Transcribe the full listing exactly, and drop every picture.

---- Dataset extract

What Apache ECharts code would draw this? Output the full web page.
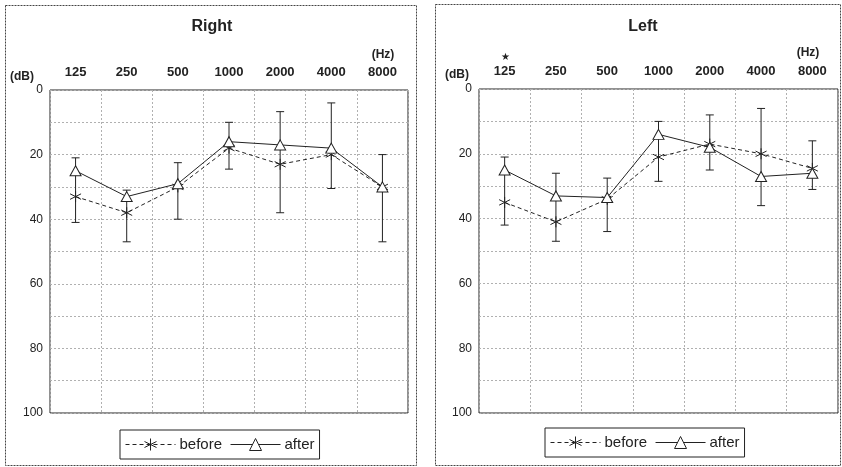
<!DOCTYPE html>
<html>
<head>
<meta charset="utf-8">
<script src="https://cdn.jsdelivr.net/npm/echarts@6/dist/echarts.min.js"></script>
<style>
  html, body { margin: 0; padding: 0; background: #fff; }
  #chart { width: 842px; height: 467px; }
</style>
</head>
<body>
<div id="chart"></div>
<script>
// frequencies (Hz)
const freqs = ['125', '250', '500', '1000', '2000', '4000', '8000']

// Right ear (dB)
const rightBefore = [33, 38, 30, 18, 23, 20, 30]
const rightAfter = [25, 33, 29, 16, 17, 18, 30]
const rightErrTop = [21, 31, 22.5, 10, 6.7, 4, 20]
const rightErrBottom = [41, 47, 40, 24.5, 38, 30.5, 47]

// Left ear (dB)
const leftBefore = [35, 41, 34, 21, 17, 20, 24.5]
const leftAfter = [25, 33, 33.5, 14, 18, 27, 26]
const leftErrTop = [21, 26, 27.5, 10, 8, 6, 16]
const leftErrBottom = [42, 47, 44, 28.5, 25, 36, 31]

const ink = '#222'
const starPath = 'path://M5,0L5,10M0.7,2.5L9.3,7.5M0.7,7.5L9.3,2.5'
const font = 'Liberation Sans, Arial, sans-serif'

const chart = echarts.init(document.getElementById('chart'))

const errData = (top, bottom) => top.map((t, i) => [i, t, bottom[i]])

// vertical error bar with caps
const renderErr = (params, api) => {
  const x = api.value(0)
  const p1 = api.coord([x, api.value(1)])
  const p2 = api.coord([x, api.value(2)])
  const w = 4
  const style = { stroke: ink, lineWidth: 1 }
  return {
    type: 'group',
    children: [
      { type: 'line', shape: { x1: p1[0], y1: p1[1], x2: p2[0], y2: p2[1] }, style },
      { type: 'line', shape: { x1: p1[0] - w, y1: p1[1], x2: p1[0] + w, y2: p1[1] }, style },
      { type: 'line', shape: { x1: p2[0] - w, y1: p2[1], x2: p2[0] + w, y2: p2[1] }, style }
    ]
  }
}

const makeX = (idx) => ({
  type: 'category',
  gridIndex: idx,
  data: freqs,
  position: 'top',
  boundaryGap: true,
  axisLine: { show: false },
  axisTick: { show: false },
  axisLabel: { margin: 11, color: ink, fontSize: 13, fontWeight: 'bold', fontFamily: font },
  splitLine: { show: true, lineStyle: { color: '#b0b0b0', type: [2, 2] } }
})

const makeY = (idx) => ({
  type: 'value',
  gridIndex: idx,
  inverse: true,
  min: 0,
  max: 100,
  interval: 10,
  axisLine: { show: false },
  axisTick: { show: false },
  axisLabel: {
    margin: 7, color: ink, fontSize: 12, fontFamily: font,
    formatter: v => (v % 20 === 0 ? v : '')
  },
  splitLine: { show: true, lineStyle: { color: '#b0b0b0', type: [2, 2] } }
})

const beforeSeries = (idx, data) => ({
  name: 'before',
  type: 'line',
  xAxisIndex: idx,
  yAxisIndex: idx,
  data: data,
  symbol: starPath,
  symbolSize: 11,
  itemStyle: { color: 'transparent', borderColor: ink, borderWidth: 1 },
  lineStyle: { color: ink, width: 1, type: [4, 3] },
  z: 3
})

const afterSeries = (idx, data) => ({
  name: 'after',
  type: 'line',
  xAxisIndex: idx,
  yAxisIndex: idx,
  data: data,
  symbol: 'triangle',
  symbolSize: [11, 10],
  itemStyle: { color: '#fff', borderColor: ink, borderWidth: 1 },
  lineStyle: { color: ink, width: 1 },
  z: 4
})

const errSeries = (idx, top, bottom) => ({
  name: 'err' + idx,
  type: 'custom',
  xAxisIndex: idx,
  yAxisIndex: idx,
  data: errData(top, bottom),
  encode: { x: 0, y: [1, 2] },
  renderItem: renderErr,
  z: 2
})

const txt = (x, y, s, size, weight) => ({
  type: 'text',
  x: x,
  y: y,
  style: {
    text: s, fill: ink, fontSize: size, fontWeight: weight || 'normal', fontFamily: font,
    align: 'center', verticalAlign: 'middle'
  }
})

const legendOpt = (left, top) => ({
  left: left,
  top: top,
  data: ['before', 'after'],
  orient: 'horizontal',
  itemWidth: 50,
  itemHeight: 15,
  itemGap: 8,
  padding: [7, 5],
  borderColor: ink,
  borderWidth: 1,
  selectedMode: false,
  itemStyle: { borderWidth: 1 },
  lineStyle: { width: 1 },
  textStyle: { color: ink, fontSize: 15, fontFamily: font, padding: [0, 0, 0, -1] }
})

const option = {
  animation: false,
  grid: [
    { left: 50, top: 90, width: 358, height: 323, show: true, borderColor: ink, borderWidth: 1 },
    { left: 479, top: 89, width: 359, height: 324, show: true, borderColor: ink, borderWidth: 1 }
  ],
  xAxis: [makeX(0), makeX(1)],
  yAxis: [makeY(0), makeY(1)],
  legend: [legendOpt(120, 430), legendOpt(545, 428)],
  graphic: [
    { type: 'rect', shape: { x: 5.5, y: 5.5, width: 411, height: 460 },
      style: { fill: 'none', stroke: '#444', lineWidth: 1, lineDash: [2, 1] } },
    { type: 'rect', shape: { x: 435.5, y: 4.5, width: 405, height: 461 },
      style: { fill: 'none', stroke: '#444', lineWidth: 1, lineDash: [2, 1] } },
    txt(212, 27, 'Right', 16, 'bold'),
    txt(643, 27, 'Left', 16, 'bold'),
    txt(383, 55, '(Hz)', 12, 'bold'),
    txt(808, 53, '(Hz)', 12, 'bold'),
    txt(22, 77, '(dB)', 12, 'bold'),
    txt(457, 75, '(dB)', 12, 'bold'),
    txt(505, 57, '★', 10)
  ],
  series: [
    errSeries(0, rightErrTop, rightErrBottom),
    beforeSeries(0, rightBefore),
    afterSeries(0, rightAfter),
    errSeries(1, leftErrTop, leftErrBottom),
    beforeSeries(1, leftBefore),
    afterSeries(1, leftAfter)
  ]
}

chart.setOption(option)
</script>
</body>
</html>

--------

Correct output:
What Apache ECharts code would draw this? Output the full web page.
<!DOCTYPE html>
<html>
<head>
<meta charset="utf-8">
<script src="https://cdn.jsdelivr.net/npm/echarts@6/dist/echarts.min.js"></script>
<style>
  html, body { margin: 0; padding: 0; background: #fff; }
  #chart { width: 842px; height: 467px; }
</style>
</head>
<body>
<div id="chart"></div>
<script>
// frequencies (Hz)
const freqs = ['125', '250', '500', '1000', '2000', '4000', '8000']

// Right ear (dB)
const rightBefore = [33, 38, 30, 18, 23, 20, 30]
const rightAfter = [25, 33, 29, 16, 17, 18, 30]
const rightErrTop = [21, 31, 22.5, 10, 6.7, 4, 20]
const rightErrBottom = [41, 47, 40, 24.5, 38, 30.5, 47]

// Left ear (dB)
const leftBefore = [35, 41, 34, 21, 17, 20, 24.5]
const leftAfter = [25, 33, 33.5, 14, 18, 27, 26]
const leftErrTop = [21, 26, 27.5, 10, 8, 6, 16]
const leftErrBottom = [42, 47, 44, 28.5, 25, 36, 31]

const ink = '#222'
const starPath = 'path://M5,0L5,10M0.7,2.5L9.3,7.5M0.7,7.5L9.3,2.5'
const font = 'Liberation Sans, Arial, sans-serif'

const chart = echarts.init(document.getElementById('chart'))

const errData = (top, bottom) => top.map((t, i) => [i, t, bottom[i]])

// vertical error bar with caps
const renderErr = (params, api) => {
  const x = api.value(0)
  const p1 = api.coord([x, api.value(1)])
  const p2 = api.coord([x, api.value(2)])
  const w = 4
  const style = { stroke: ink, lineWidth: 1 }
  return {
    type: 'group',
    children: [
      { type: 'line', shape: { x1: p1[0], y1: p1[1], x2: p2[0], y2: p2[1] }, style },
      { type: 'line', shape: { x1: p1[0] - w, y1: p1[1], x2: p1[0] + w, y2: p1[1] }, style },
      { type: 'line', shape: { x1: p2[0] - w, y1: p2[1], x2: p2[0] + w, y2: p2[1] }, style }
    ]
  }
}

const makeX = (idx) => ({
  type: 'category',
  gridIndex: idx,
  data: freqs,
  position: 'top',
  boundaryGap: true,
  axisLine: { show: false },
  axisTick: { show: false },
  axisLabel: { margin: 11, color: ink, fontSize: 13, fontWeight: 'bold', fontFamily: font },
  splitLine: { show: true, lineStyle: { color: '#b0b0b0', type: [2, 2] } }
})

const makeY = (idx) => ({
  type: 'value',
  gridIndex: idx,
  inverse: true,
  min: 0,
  max: 100,
  interval: 10,
  axisLine: { show: false },
  axisTick: { show: false },
  axisLabel: {
    margin: 7, color: ink, fontSize: 12, fontFamily: font,
    formatter: v => (v % 20 === 0 ? v : '')
  },
  splitLine: { show: true, lineStyle: { color: '#b0b0b0', type: [2, 2] } }
})

const beforeSeries = (idx, data) => ({
  name: 'before',
  type: 'line',
  xAxisIndex: idx,
  yAxisIndex: idx,
  data: data,
  symbol: starPath,
  symbolSize: 11,
  itemStyle: { color: 'transparent', borderColor: ink, borderWidth: 1 },
  lineStyle: { color: ink, width: 1, type: [4, 3] },
  z: 3
})

const afterSeries = (idx, data) => ({
  name: 'after',
  type: 'line',
  xAxisIndex: idx,
  yAxisIndex: idx,
  data: data,
  symbol: 'triangle',
  symbolSize: [11, 10],
  itemStyle: { color: '#fff', borderColor: ink, borderWidth: 1 },
  lineStyle: { color: ink, width: 1 },
  z: 4
})

const errSeries = (idx, top, bottom) => ({
  name: 'err' + idx,
  type: 'custom',
  xAxisIndex: idx,
  yAxisIndex: idx,
  data: errData(top, bottom),
  encode: { x: 0, y: [1, 2] },
  renderItem: renderErr,
  z: 2
})

const txt = (x, y, s, size, weight) => ({
  type: 'text',
  x: x,
  y: y,
  style: {
    text: s, fill: ink, fontSize: size, fontWeight: weight || 'normal', fontFamily: font,
    align: 'center', verticalAlign: 'middle'
  }
})

const legendOpt = (left, top) => ({
  left: left,
  top: top,
  data: ['before', 'after'],
  orient: 'horizontal',
  itemWidth: 50,
  itemHeight: 15,
  itemGap: 8,
  padding: [7, 5],
  borderColor: ink,
  borderWidth: 1,
  selectedMode: false,
  itemStyle: { borderWidth: 1 },
  lineStyle: { width: 1 },
  textStyle: { color: ink, fontSize: 15, fontFamily: font, padding: [0, 0, 0, -1] }
})

const option = {
  animation: false,
  grid: [
    { left: 50, top: 90, width: 358, height: 323, show: true, borderColor: ink, borderWidth: 1 },
    { left: 479, top: 89, width: 359, height: 324, show: true, borderColor: ink, borderWidth: 1 }
  ],
  xAxis: [makeX(0), makeX(1)],
  yAxis: [makeY(0), makeY(1)],
  legend: [legendOpt(120, 430), legendOpt(545, 428)],
  graphic: [
    { type: 'rect', shape: { x: 5.5, y: 5.5, width: 411, height: 460 },
      style: { fill: 'none', stroke: '#444', lineWidth: 1, lineDash: [2, 1] } },
    { type: 'rect', shape: { x: 435.5, y: 4.5, width: 405, height: 461 },
      style: { fill: 'none', stroke: '#444', lineWidth: 1, lineDash: [2, 1] } },
    txt(212, 27, 'Right', 16, 'bold'),
    txt(643, 27, 'Left', 16, 'bold'),
    txt(383, 55, '(Hz)', 12, 'bold'),
    txt(808, 53, '(Hz)', 12, 'bold'),
    txt(22, 77, '(dB)', 12, 'bold'),
    txt(457, 75, '(dB)', 12, 'bold'),
    txt(505, 57, '★', 10)
  ],
  series: [
    errSeries(0, rightErrTop, rightErrBottom),
    beforeSeries(0, rightBefore),
    afterSeries(0, rightAfter),
    errSeries(1, leftErrTop, leftErrBottom),
    beforeSeries(1, leftBefore),
    afterSeries(1, leftAfter)
  ]
}

chart.setOption(option)
</script>
</body>
</html>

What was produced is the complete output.